Other varieties of divination exist, as does mundane investigation.
You're not exactly wrong on Lictor, but I think that the correct decision depends on if we prioritize stopping him or following his leads.
We can and should do both, but we have to choose which one takes precedence and that will make the other harder for us. We also don't have infinite time to work with here. Letting the fey police their own in the initial sweep and then following what we can get from his coworkers and our existing knowledge would immediately disrupt his current activities and still leave us a way to offset the lost foci, so I'm leaning toward that approach.
As to Rodney; I can see where you're coming from, though I don't precisely agree with the conclusions. I'm struggling with this one because I see saving him as taking on a lot of risk for little reward on behalf of a man who made this situation for himself.
Ethically I personally am not too broken up about being responsible for what happens to him. Rodney made his choices for selfish reasons, and if he changed his behavior it would be to keep himself alive and not because he suddenly cared about the consequences of his actions for other people.
Practically, I don't think he represents much value to us and does represent a lot of risk. He's not a CoD, and I doubt we can just wave away his gambling problem without consequences with our current abilities*. He isn't trustworthy and his value to us is mostly related to the investigation. If we cant use him to feed bad data to his backers then he's just as valuable dead as alive.

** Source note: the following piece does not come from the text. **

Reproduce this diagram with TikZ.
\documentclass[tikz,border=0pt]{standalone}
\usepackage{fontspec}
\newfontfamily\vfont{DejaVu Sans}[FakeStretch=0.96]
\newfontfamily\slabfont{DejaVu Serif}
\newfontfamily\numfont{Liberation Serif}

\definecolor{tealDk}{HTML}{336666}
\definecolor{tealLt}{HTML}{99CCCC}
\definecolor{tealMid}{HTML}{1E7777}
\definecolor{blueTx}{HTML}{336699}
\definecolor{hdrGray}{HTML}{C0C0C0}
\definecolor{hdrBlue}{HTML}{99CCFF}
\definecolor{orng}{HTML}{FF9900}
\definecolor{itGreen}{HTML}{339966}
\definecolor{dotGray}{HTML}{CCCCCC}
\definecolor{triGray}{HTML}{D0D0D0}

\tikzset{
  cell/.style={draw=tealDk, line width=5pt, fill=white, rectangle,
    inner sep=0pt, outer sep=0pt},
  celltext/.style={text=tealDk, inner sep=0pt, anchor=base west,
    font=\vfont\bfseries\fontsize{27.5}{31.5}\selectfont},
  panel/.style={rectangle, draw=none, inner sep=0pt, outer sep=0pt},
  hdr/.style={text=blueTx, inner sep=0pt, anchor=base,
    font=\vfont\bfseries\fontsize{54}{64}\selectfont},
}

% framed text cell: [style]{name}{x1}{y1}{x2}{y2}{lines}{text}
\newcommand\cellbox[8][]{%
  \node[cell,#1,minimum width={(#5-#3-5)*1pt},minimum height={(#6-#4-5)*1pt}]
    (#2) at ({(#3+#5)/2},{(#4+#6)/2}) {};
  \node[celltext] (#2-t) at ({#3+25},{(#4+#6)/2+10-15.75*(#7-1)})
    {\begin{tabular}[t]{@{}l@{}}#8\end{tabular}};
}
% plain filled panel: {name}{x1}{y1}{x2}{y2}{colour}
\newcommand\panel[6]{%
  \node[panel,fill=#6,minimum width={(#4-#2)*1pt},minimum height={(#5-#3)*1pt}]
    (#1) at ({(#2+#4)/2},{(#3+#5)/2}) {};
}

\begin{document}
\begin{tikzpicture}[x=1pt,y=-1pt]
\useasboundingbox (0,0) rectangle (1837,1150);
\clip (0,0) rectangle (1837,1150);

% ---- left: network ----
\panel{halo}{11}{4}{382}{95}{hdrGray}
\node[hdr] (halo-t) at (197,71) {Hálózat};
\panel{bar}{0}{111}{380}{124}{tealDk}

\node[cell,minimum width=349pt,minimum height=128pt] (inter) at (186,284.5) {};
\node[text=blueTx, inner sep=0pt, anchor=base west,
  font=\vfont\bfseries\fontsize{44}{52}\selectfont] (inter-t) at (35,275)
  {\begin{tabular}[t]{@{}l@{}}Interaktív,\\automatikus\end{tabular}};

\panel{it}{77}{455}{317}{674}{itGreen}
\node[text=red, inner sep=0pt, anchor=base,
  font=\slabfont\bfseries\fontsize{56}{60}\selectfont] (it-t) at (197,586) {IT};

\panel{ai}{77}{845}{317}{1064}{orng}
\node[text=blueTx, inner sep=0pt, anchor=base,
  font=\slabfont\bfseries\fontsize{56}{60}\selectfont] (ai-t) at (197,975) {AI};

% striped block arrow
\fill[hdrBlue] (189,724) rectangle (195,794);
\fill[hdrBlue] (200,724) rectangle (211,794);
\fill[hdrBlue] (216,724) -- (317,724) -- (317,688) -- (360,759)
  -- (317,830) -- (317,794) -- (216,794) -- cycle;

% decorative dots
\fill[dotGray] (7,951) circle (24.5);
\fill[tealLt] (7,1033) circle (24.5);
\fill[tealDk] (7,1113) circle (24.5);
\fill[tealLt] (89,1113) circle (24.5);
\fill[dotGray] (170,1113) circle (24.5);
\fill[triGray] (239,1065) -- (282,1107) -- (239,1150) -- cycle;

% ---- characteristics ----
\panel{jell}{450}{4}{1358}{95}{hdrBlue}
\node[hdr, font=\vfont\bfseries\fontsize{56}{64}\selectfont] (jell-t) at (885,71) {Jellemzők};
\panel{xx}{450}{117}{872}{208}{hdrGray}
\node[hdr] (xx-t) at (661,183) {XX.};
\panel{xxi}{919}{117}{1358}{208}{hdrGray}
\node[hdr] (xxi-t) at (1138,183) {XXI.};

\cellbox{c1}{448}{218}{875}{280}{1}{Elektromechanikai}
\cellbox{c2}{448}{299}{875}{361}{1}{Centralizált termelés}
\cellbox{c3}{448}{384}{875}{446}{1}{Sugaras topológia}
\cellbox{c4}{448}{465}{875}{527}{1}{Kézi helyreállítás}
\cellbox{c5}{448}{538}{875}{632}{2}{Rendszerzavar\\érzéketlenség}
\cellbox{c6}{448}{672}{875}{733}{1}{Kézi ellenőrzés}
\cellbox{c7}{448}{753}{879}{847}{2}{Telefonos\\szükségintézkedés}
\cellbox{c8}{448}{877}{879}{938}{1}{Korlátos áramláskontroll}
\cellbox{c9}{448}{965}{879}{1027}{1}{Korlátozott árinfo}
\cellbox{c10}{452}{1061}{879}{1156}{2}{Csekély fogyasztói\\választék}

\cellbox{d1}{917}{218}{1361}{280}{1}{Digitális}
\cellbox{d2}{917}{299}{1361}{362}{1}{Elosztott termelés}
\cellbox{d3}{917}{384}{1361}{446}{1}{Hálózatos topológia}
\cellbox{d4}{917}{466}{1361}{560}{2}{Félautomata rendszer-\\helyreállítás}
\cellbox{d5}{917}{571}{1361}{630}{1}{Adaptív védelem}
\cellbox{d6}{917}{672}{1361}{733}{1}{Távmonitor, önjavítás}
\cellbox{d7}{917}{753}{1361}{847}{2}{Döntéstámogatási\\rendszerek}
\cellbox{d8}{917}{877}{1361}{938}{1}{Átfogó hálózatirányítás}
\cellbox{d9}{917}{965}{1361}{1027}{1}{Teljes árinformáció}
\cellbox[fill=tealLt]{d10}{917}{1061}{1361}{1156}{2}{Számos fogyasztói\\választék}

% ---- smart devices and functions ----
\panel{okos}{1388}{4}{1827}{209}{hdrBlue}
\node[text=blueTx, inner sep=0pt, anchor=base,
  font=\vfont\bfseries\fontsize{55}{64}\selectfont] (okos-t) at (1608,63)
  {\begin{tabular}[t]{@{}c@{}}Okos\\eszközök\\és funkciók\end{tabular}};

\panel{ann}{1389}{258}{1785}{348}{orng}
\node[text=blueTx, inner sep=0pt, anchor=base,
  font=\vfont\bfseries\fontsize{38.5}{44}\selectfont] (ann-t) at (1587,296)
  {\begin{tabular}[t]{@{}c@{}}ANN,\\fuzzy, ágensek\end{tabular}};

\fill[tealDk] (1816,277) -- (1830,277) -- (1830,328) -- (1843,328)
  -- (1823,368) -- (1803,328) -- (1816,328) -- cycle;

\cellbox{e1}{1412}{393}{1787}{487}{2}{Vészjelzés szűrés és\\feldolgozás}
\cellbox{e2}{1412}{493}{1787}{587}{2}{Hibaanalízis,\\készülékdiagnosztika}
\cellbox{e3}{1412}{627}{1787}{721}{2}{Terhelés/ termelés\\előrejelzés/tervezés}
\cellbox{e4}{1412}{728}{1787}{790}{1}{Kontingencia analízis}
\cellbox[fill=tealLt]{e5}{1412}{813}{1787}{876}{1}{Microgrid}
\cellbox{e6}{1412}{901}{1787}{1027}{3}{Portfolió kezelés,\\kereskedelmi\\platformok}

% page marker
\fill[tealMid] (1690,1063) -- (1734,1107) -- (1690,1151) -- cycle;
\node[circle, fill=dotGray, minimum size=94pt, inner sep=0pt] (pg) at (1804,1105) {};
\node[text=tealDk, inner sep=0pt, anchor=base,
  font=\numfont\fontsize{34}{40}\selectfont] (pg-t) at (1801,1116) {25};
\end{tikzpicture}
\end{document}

I'm also concerned about sparking something we aren't ready for with Marcone. Sure we're an exalt, but he's not a pushover and he's very entrenched. Eventually we can handle that, but certainly not right now.
There's also the consequences of victory if we do win. Marcone is like the city's gut microbes; he keeps worse stuff from moving into his niche and the chaos to a minimum.
The fact that he has standards doesn't justify what he does, and I'm not saying we should cost up to him as a necessary evil. It does mean some care is warranted.
Personally I want Molly to displace him and take over as underlord of the city, but I don't want to try, or imply we're thinking about it, until we can take a real shot at winning.
Ideally I'd like to live up to this meme for our long term plots:
So for all those reasons it doesn't really seem worth it to me to actually play games to save Rodney from himself.
However, the more I think about this the less certain I am
Molly would measure lives like that.
* I have other character issues with this, but I don't want to make this post even longer than it already is.